_Written instruction_
Quote the listing below in its entirety, omitting every image.

_Dataset section_

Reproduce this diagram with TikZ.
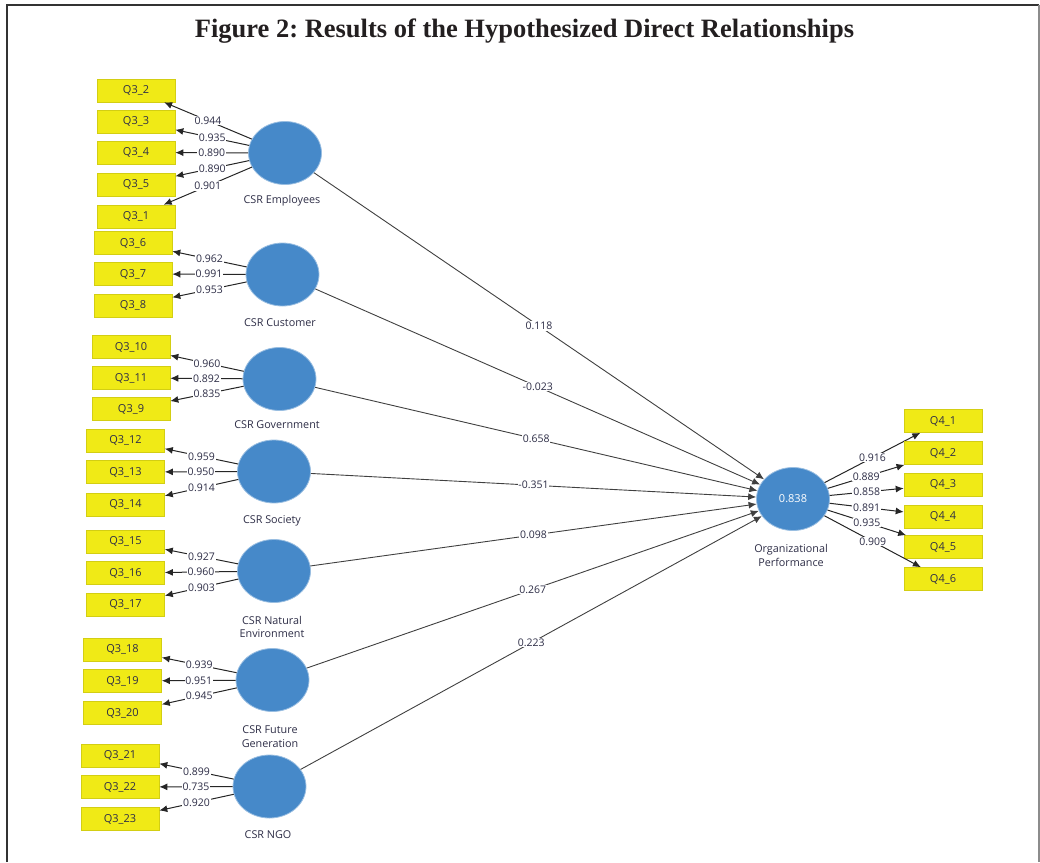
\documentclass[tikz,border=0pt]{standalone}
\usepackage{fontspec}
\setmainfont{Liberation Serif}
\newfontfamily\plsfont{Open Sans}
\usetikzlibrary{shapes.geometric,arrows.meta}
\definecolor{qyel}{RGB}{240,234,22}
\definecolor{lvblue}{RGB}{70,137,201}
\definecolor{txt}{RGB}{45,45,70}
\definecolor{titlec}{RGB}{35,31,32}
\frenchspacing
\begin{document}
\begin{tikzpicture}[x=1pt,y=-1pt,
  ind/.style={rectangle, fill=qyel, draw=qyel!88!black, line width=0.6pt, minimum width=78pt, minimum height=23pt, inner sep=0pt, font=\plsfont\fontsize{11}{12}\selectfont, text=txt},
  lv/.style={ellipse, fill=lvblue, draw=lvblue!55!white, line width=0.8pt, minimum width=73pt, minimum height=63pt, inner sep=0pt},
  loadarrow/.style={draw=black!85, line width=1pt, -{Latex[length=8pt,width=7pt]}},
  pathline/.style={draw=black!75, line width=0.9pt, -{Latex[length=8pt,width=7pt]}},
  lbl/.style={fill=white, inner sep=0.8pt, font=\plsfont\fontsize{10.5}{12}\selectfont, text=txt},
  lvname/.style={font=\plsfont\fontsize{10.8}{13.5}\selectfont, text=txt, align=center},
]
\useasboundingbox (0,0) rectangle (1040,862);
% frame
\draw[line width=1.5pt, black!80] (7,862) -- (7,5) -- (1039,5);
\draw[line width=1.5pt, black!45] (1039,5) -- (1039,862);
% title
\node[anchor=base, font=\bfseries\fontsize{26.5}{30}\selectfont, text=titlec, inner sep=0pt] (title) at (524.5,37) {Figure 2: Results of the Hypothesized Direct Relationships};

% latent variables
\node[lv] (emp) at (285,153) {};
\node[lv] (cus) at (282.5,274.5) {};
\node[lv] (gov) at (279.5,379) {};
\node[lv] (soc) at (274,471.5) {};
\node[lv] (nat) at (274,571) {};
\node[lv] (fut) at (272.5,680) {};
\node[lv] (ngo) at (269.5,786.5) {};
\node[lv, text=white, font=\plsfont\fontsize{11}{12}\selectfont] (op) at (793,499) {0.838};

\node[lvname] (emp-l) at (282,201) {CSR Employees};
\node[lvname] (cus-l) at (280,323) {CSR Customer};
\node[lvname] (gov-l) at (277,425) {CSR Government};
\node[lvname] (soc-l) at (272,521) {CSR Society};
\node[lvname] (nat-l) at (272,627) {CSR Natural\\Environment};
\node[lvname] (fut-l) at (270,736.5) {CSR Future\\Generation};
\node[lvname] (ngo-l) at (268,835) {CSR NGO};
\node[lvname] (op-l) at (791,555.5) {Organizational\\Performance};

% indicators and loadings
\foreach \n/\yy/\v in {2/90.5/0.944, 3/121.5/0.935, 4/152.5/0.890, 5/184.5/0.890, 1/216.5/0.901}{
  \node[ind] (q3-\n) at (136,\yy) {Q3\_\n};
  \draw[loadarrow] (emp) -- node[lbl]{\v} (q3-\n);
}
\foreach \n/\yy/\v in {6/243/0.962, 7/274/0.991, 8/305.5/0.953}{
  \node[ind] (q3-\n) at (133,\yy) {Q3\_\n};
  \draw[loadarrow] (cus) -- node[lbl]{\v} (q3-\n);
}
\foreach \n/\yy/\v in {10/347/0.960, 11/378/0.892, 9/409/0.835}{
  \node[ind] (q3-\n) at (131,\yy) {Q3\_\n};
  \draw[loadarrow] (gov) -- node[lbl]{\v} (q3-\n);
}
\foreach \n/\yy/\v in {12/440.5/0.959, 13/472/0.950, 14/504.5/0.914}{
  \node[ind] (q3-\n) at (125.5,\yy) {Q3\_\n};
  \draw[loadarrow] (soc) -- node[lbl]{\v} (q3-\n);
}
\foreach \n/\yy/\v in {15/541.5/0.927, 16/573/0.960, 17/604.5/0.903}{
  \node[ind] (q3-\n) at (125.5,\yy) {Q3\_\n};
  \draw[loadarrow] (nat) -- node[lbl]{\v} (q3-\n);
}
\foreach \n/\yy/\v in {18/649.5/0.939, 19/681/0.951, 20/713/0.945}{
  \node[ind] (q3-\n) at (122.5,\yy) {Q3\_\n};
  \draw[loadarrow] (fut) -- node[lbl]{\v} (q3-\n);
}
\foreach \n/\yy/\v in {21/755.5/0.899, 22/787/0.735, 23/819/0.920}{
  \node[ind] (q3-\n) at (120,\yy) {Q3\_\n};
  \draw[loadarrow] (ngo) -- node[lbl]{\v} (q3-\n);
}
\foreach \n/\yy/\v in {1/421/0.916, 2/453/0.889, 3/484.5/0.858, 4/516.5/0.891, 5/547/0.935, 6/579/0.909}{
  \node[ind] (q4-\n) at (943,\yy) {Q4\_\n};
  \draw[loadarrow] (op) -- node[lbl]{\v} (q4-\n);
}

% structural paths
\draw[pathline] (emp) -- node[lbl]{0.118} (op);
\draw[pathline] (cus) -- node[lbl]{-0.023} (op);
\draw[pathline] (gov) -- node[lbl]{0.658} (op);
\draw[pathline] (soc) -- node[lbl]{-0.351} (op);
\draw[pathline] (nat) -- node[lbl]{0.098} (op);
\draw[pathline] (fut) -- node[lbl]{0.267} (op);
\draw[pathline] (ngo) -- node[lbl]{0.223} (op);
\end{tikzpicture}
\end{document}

_Written answer_
Reproduce this diagram with TikZ.
\documentclass[tikz,border=0pt]{standalone}
\usepackage{fontspec}
\setmainfont{Liberation Serif}
\newfontfamily\plsfont{Open Sans}
\usetikzlibrary{shapes.geometric,arrows.meta}
\definecolor{qyel}{RGB}{240,234,22}
\definecolor{lvblue}{RGB}{70,137,201}
\definecolor{txt}{RGB}{45,45,70}
\definecolor{titlec}{RGB}{35,31,32}
\frenchspacing
\begin{document}
\begin{tikzpicture}[x=1pt,y=-1pt,
  ind/.style={rectangle, fill=qyel, draw=qyel!88!black, line width=0.6pt, minimum width=78pt, minimum height=23pt, inner sep=0pt, font=\plsfont\fontsize{11}{12}\selectfont, text=txt},
  lv/.style={ellipse, fill=lvblue, draw=lvblue!55!white, line width=0.8pt, minimum width=73pt, minimum height=63pt, inner sep=0pt},
  loadarrow/.style={draw=black!85, line width=1pt, -{Latex[length=8pt,width=7pt]}},
  pathline/.style={draw=black!75, line width=0.9pt, -{Latex[length=8pt,width=7pt]}},
  lbl/.style={fill=white, inner sep=0.8pt, font=\plsfont\fontsize{10.5}{12}\selectfont, text=txt},
  lvname/.style={font=\plsfont\fontsize{10.8}{13.5}\selectfont, text=txt, align=center},
]
\useasboundingbox (0,0) rectangle (1040,862);
% frame
\draw[line width=1.5pt, black!80] (7,862) -- (7,5) -- (1039,5);
\draw[line width=1.5pt, black!45] (1039,5) -- (1039,862);
% title
\node[anchor=base, font=\bfseries\fontsize{26.5}{30}\selectfont, text=titlec, inner sep=0pt] (title) at (524.5,37) {Figure 2: Results of the Hypothesized Direct Relationships};

% latent variables
\node[lv] (emp) at (285,153) {};
\node[lv] (cus) at (282.5,274.5) {};
\node[lv] (gov) at (279.5,379) {};
\node[lv] (soc) at (274,471.5) {};
\node[lv] (nat) at (274,571) {};
\node[lv] (fut) at (272.5,680) {};
\node[lv] (ngo) at (269.5,786.5) {};
\node[lv, text=white, font=\plsfont\fontsize{11}{12}\selectfont] (op) at (793,499) {0.838};

\node[lvname] (emp-l) at (282,201) {CSR Employees};
\node[lvname] (cus-l) at (280,323) {CSR Customer};
\node[lvname] (gov-l) at (277,425) {CSR Government};
\node[lvname] (soc-l) at (272,521) {CSR Society};
\node[lvname] (nat-l) at (272,627) {CSR Natural\\Environment};
\node[lvname] (fut-l) at (270,736.5) {CSR Future\\Generation};
\node[lvname] (ngo-l) at (268,835) {CSR NGO};
\node[lvname] (op-l) at (791,555.5) {Organizational\\Performance};

% indicators and loadings
\foreach \n/\yy/\v in {2/90.5/0.944, 3/121.5/0.935, 4/152.5/0.890, 5/184.5/0.890, 1/216.5/0.901}{
  \node[ind] (q3-\n) at (136,\yy) {Q3\_\n};
  \draw[loadarrow] (emp) -- node[lbl]{\v} (q3-\n);
}
\foreach \n/\yy/\v in {6/243/0.962, 7/274/0.991, 8/305.5/0.953}{
  \node[ind] (q3-\n) at (133,\yy) {Q3\_\n};
  \draw[loadarrow] (cus) -- node[lbl]{\v} (q3-\n);
}
\foreach \n/\yy/\v in {10/347/0.960, 11/378/0.892, 9/409/0.835}{
  \node[ind] (q3-\n) at (131,\yy) {Q3\_\n};
  \draw[loadarrow] (gov) -- node[lbl]{\v} (q3-\n);
}
\foreach \n/\yy/\v in {12/440.5/0.959, 13/472/0.950, 14/504.5/0.914}{
  \node[ind] (q3-\n) at (125.5,\yy) {Q3\_\n};
  \draw[loadarrow] (soc) -- node[lbl]{\v} (q3-\n);
}
\foreach \n/\yy/\v in {15/541.5/0.927, 16/573/0.960, 17/604.5/0.903}{
  \node[ind] (q3-\n) at (125.5,\yy) {Q3\_\n};
  \draw[loadarrow] (nat) -- node[lbl]{\v} (q3-\n);
}
\foreach \n/\yy/\v in {18/649.5/0.939, 19/681/0.951, 20/713/0.945}{
  \node[ind] (q3-\n) at (122.5,\yy) {Q3\_\n};
  \draw[loadarrow] (fut) -- node[lbl]{\v} (q3-\n);
}
\foreach \n/\yy/\v in {21/755.5/0.899, 22/787/0.735, 23/819/0.920}{
  \node[ind] (q3-\n) at (120,\yy) {Q3\_\n};
  \draw[loadarrow] (ngo) -- node[lbl]{\v} (q3-\n);
}
\foreach \n/\yy/\v in {1/421/0.916, 2/453/0.889, 3/484.5/0.858, 4/516.5/0.891, 5/547/0.935, 6/579/0.909}{
  \node[ind] (q4-\n) at (943,\yy) {Q4\_\n};
  \draw[loadarrow] (op) -- node[lbl]{\v} (q4-\n);
}

% structural paths
\draw[pathline] (emp) -- node[lbl]{0.118} (op);
\draw[pathline] (cus) -- node[lbl]{-0.023} (op);
\draw[pathline] (gov) -- node[lbl]{0.658} (op);
\draw[pathline] (soc) -- node[lbl]{-0.351} (op);
\draw[pathline] (nat) -- node[lbl]{0.098} (op);
\draw[pathline] (fut) -- node[lbl]{0.267} (op);
\draw[pathline] (ngo) -- node[lbl]{0.223} (op);
\end{tikzpicture}
\end{document}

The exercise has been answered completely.